New York: US stocks ended lower, as Wall Street digested a batch of tepid data, including the lackluster US GDP growth for the second quarter (Q2), and a fresh whistleblower complaint against US President Donald Trump.
The Dow Jones Industrial Average fell 79.59 points, or 0.30 per cent, to 26,891.12. The S&P 500 decreased 7.25 points, or 0.24 per cent, to 2,977.62. The Nasdaq Composite Index was down 46.72 points, or 0.58 per cent, to 8,030.66, Xinhua news agency reported on Thursday.
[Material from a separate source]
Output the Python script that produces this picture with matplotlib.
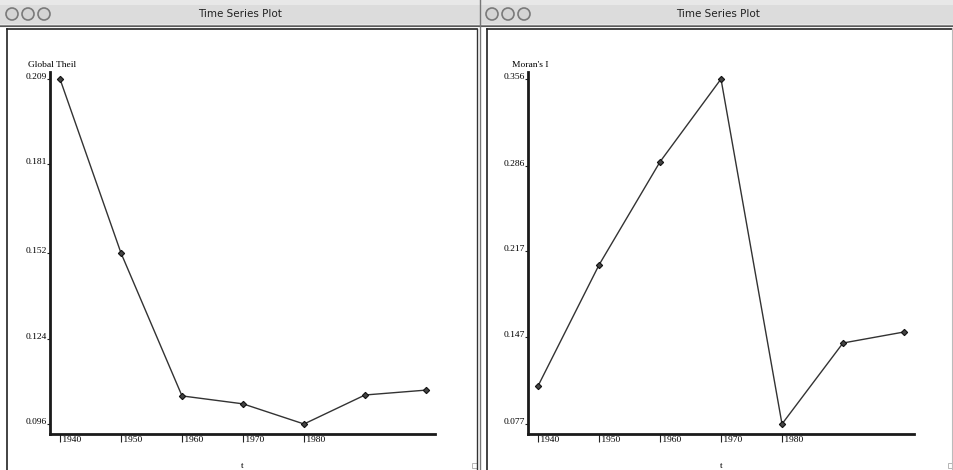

Six of the 11 primary S&P 500 sectors traded lower around market close, with the energy sector down 1.24 per cent, leading the losers.
On the economic front, US initial jobless claims increased 3,000 to 213,000 in the week ending September 21 on a weekly basis, the Labor Department said Thursday.
The 4-week moving average reached 212,000, a decrease of 750 from the previous week’s revised average.
US real gross domestic product (GDP) rose at an annual rate of 2 per cent in Q2, according to the third estimate released by the Bureau of Economic Analysis on Thursday.
The growth came sharply down from the 3.1 per cent pace in the first quarter, amid downward revisions to imports, a subtraction in the calculation of GDP, personal consumption expenditures (PCE) and nonresidential fixed investment.
Yet upward revisions to state and local government spending and exports helped offset those downward revisions.
US congressional panel on Thursday released a declassified version of a whistleblower complaint about President Donald Trump’s interactions with his Ukrainian counterpart Volodymyr Zelensky.